At the Hot Spring Cottage in Jhinu Danda, there was a spider as big as a baby’s palm above our bed.
Dhanno went out of the room, screaming. She jumped near the door for a while, thereby letting a few more moths in. I said to Teja, “Do something.” Teja who is usually quite good at doing something, hesitated. “What if it is poisonous, or something?”
We decided only Harry, our guide could deal with this. Harry, who we learned at the end of the trip was really a Hari, came in calmly and took the spider away wrapped up in the sleeve of his sweater. After Harry and the spider had left, Dhanno still stood in the middle of the room, suspicious. “Are you sure he took the spider away? Did you see it? What if it is under the pillow? What if there are more spiders somewhere else, under the bed? What if there are more critters in the room?” I said, “Please calm down. What are those critters going to do to you anyway? Do you know …. ?”
And then I began to tell her of all the critters who surrounded us in our childhood. My grandfather built a wing of a sanitarium in Kirkee, a small village and cantonment area near Poona. The sanitarium was used by members of our community for the holidays, you could book a room for the month, and have a really cheap family holiday there since each room also had a small kitchen. It had 3 wings, with a big compound in between, a goldfish pond, a mosque and servant quarters and lots of trees.
In the wing my grandfather had built, we had a room to ourselves. Our special room had a L-shaped verandah, and throughout my childhood, we spent every single holiday there.
Most nights we slept in the verandah, under mosquito nets. Even so, we had moths making shadows outside the net. Sometimes a lizard would plop on the mosquito net and we’d have to shake it off.

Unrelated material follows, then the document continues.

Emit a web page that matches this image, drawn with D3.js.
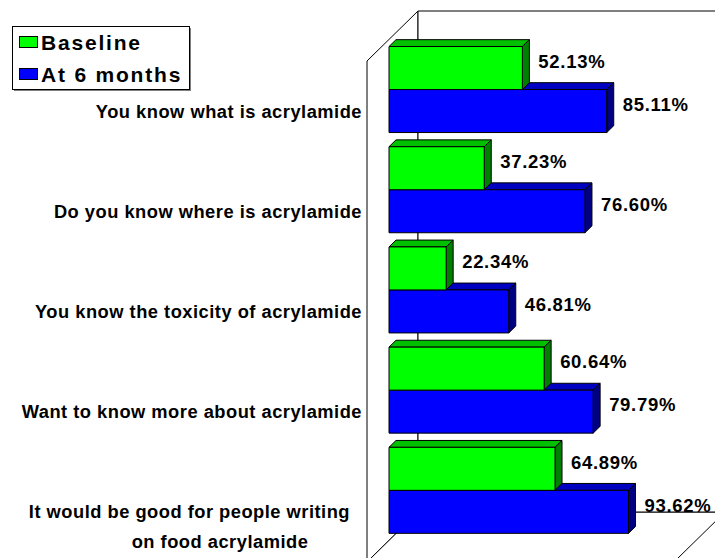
<!DOCTYPE html>
<html>
<head>
<meta charset="utf-8">
<script src="https://cdn.jsdelivr.net/npm/d3@7"></script>
<style>
  html, body { margin: 0; padding: 0; background: #fff; }
  svg { display: block; }
  text { font-family: "Liberation Sans", Arial, sans-serif; font-weight: bold; fill: #000; }
</style>
</head>
<body>
<svg id="chart" width="715" height="558"></svg>
<script>
// ---- data ----
const categories = [
  "You know what is acrylamide",
  "Do you know where is acrylamide",
  "You know the toxicity of acrylamide",
  "Want to know more about acrylamide",
  "It would be good for people writing on food acrylamide"
];
const categoryLines = [
  ["You know what is acrylamide"],
  ["Do you know where is acrylamide"],
  ["You know the toxicity of acrylamide"],
  ["Want to know more about acrylamide"],
  ["It would be good for people writing", "on food acrylamide"]
];
const seriesNames = ["Baseline", "At 6 months"];
const baseline = [52.13, 37.23, 22.34, 60.64, 64.89];
const sixMonths = [85.11, 76.60, 46.81, 79.79, 93.62];
const axisMax = 120;

// ---- layout ----
const svg = d3.select("#chart");
const ox = 367, oy = 61;          // front-top corner of plot (front plane)
const plotW = 307, plotH = 501;   // front plane size
const depthX = 51, depthY = -50;  // full depth vector
const barD0 = 22 / 51, barD1 = 29 / 51; // bar front/back depth fractions

const x = d3.scaleLinear().domain([0, axisMax]).range([0, plotW]);
const y = d3.scaleBand().domain(categories).range([0, plotH]).paddingInner(0).paddingOuter(0);
const ys = d3.scaleBand().domain(seriesNames).range([0, y.bandwidth()]).paddingInner(0).paddingOuter(0.165);

const colors = {
  "Baseline":    { front: "#00FF00", top: "#00C000", side: "#008000" },
  "At 6 months": { front: "#0000FF", top: "#0000C0", side: "#000080" }
};

function P(xv, yv, d) { return [ox + xv + d * depthX, oy + yv + d * depthY]; }
const poly = pts => "M" + pts.map(p => p.join(",")).join("L") + "Z";

// ---- walls ----
const walls = svg.append("g");
walls.append("path")
  .attr("d", poly([P(0, 0, 0), P(0, 0, 1), P(0, plotH, 1), P(0, plotH, 0)]))
  .attr("fill", "#fff").attr("stroke", "#000").attr("stroke-width", 1);
walls.append("path")
  .attr("d", poly([P(0, plotH, 0), P(0, plotH, 1), P(plotW, plotH, 1), P(plotW, plotH, 0)]))
  .attr("fill", "#fff").attr("stroke", "#000").attr("stroke-width", 1);
walls.append("path")
  .attr("d", poly([P(0, 0, 1), P(plotW, 0, 1), P(plotW, plotH, 1), P(0, plotH, 1)]))
  .attr("fill", "#fff").attr("stroke", "#000").attr("stroke-width", 1);

// ---- bars ----
const bars = [];
categories.forEach((c, i) => {
  bars.push({ cat: c, s: "At 6 months", v: sixMonths[i] });
  bars.push({ cat: c, s: "Baseline", v: baseline[i] });
});
bars.sort((a, b) => (y(b.cat) + ys(b.s)) - (y(a.cat) + ys(a.s)));

const bg = svg.append("g");
const lblG = svg.append("g");
bars.forEach(b => {
  const y0 = y(b.cat) + ys(b.s), y1 = y0 + ys.bandwidth();
  const w = x(b.v);
  const col = colors[b.s];
  const g = bg.append("g").attr("stroke", "#000").attr("stroke-width", 1).attr("stroke-linejoin", "round");
  g.append("path").attr("fill", col.top)
    .attr("d", poly([P(0, y0, barD0), P(w, y0, barD0), P(w, y0, barD1), P(0, y0, barD1)]));
  g.append("path").attr("fill", col.side)
    .attr("d", poly([P(w, y0, barD0), P(w, y0, barD1), P(w, y1, barD1), P(w, y1, barD0)]));
  g.append("path").attr("fill", col.front)
    .attr("d", poly([P(0, y0, barD0), P(w, y0, barD0), P(w, y1, barD0), P(0, y1, barD0)]));
  const lp = P(w, (y0 + y1) / 2, barD1);
  lblG.append("text")
    .attr("x", lp[0] + 9).attr("y", lp[1])
    .attr("dy", "0.36em")
    .style("font-size", "18.5px").style("letter-spacing", "0.7px")
    .text(b.v.toFixed(2) + "%");
});

// ---- category labels ----
const catStyle = sel => sel.style("font-size", "18.3px").style("letter-spacing", "0.5px");
categories.forEach((c, i) => {
  const lines = categoryLines[i];
  const cy = oy + y(c) + y.bandwidth() / 2;
  if (lines.length === 1) {
    svg.append("text")
      .attr("x", 362).attr("y", cy).attr("dy", "0.36em")
      .attr("text-anchor", "end")
      .call(catStyle)
      .text(lines[0]);
  } else {
    svg.append("text")
      .attr("x", 350).attr("y", cy).attr("dy", "0.36em")
      .attr("text-anchor", "end")
      .call(catStyle)
      .text(lines[0]);
    svg.append("text")
      .attr("x", 220).attr("y", cy + 30).attr("dy", "0.36em")
      .attr("text-anchor", "middle")
      .call(catStyle)
      .text(lines[1]);
  }
});

// ---- legend ----
const lg = svg.append("g");
lg.append("rect").attr("x", 14).attr("y", 28).attr("width", 177).attr("height", 63).attr("fill", "#808080");
lg.append("rect").attr("x", 12.5).attr("y", 26.5).attr("width", 177).attr("height", 63)
  .attr("fill", "#fff").attr("stroke", "#000").attr("stroke-width", 1);
seriesNames.forEach((s, i) => {
  const ly = 42 + i * 32;
  lg.append("rect").attr("x", 19.5).attr("y", ly - 5.5).attr("width", 18).attr("height", 11)
    .attr("fill", colors[s].front).attr("stroke", "#000").attr("stroke-width", 1);
  lg.append("text").attr("x", 41).attr("y", ly).attr("dy", "0.36em")
    .style("font-size", "21px").style("letter-spacing", "1.8px")
    .text(s);
});
</script>
</body>
</html>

During the day, there were the tiny red ants which attacked the kitchen in single line formations, relentless and unstoppable. There were the small black ants which tickled us. There were bigger black ants, whom we blocked with twigs or pebbles and watched them scurry around. But you had to be careful or they could bite. Specially if you sat down on them by mistake.
There were dragonflies around the pond, and I am not sure if I remember it right or if as usual, it is a dream I dreamt, but if we managed to catch a dragonfly, we’d tie a thread around it and fly it like a kite. We’d put our hand into the pond, and let the tadpoles swim between our fingers.
We did not mess around with the grasshoppers who seemed like machines with their angles and their clickety-clack. But the beetles broke open with a satisfying crack.
Sometimes, we saw ladybugs and they seemed like marvels with their dots. We caught butterflies to get their color on our fingers.
There were critters we wouldn’t touch. When the rains came, the earthworms huddled up by the dozens near the bathroom drain. There were slugs and snails. But there were also more obnoxious critters too. Lice, which seemed inevitable with our long hair and the communal living. Sometimes bedbugs. And cockroaches. All of these could be crushed and killed with no guilt involved.
But the ones we couldn’t get the better of were the bees and the occasional wasp. The sanitarium had the old-fashioned toilet system, with privies being outside the house at the far end of the compound. This was a favorite place for the bees to build their hives. Every visit to the toilet was fraught with danger, and I don’t remember a single holiday when one or the other of us was not stung by a bee.
When I couldn’t remember any more critters, I ended rather smugly with, “Anyway, so this means that I don’t get afraid of critters like you.” Dhanno was not impressed however. “You were such cruel children.”
Yes, we were not kind, I am afraid. In our defense, all I can say is that our parents didn’t pay much attention to what we were doing, and we thought the critters were having as much fun as we were.
And for all our cruelty, we didn’t mind sharing our space with other critters. And perhaps because we knew them and played with them, and teased them, yes, we also learned to tolerate them.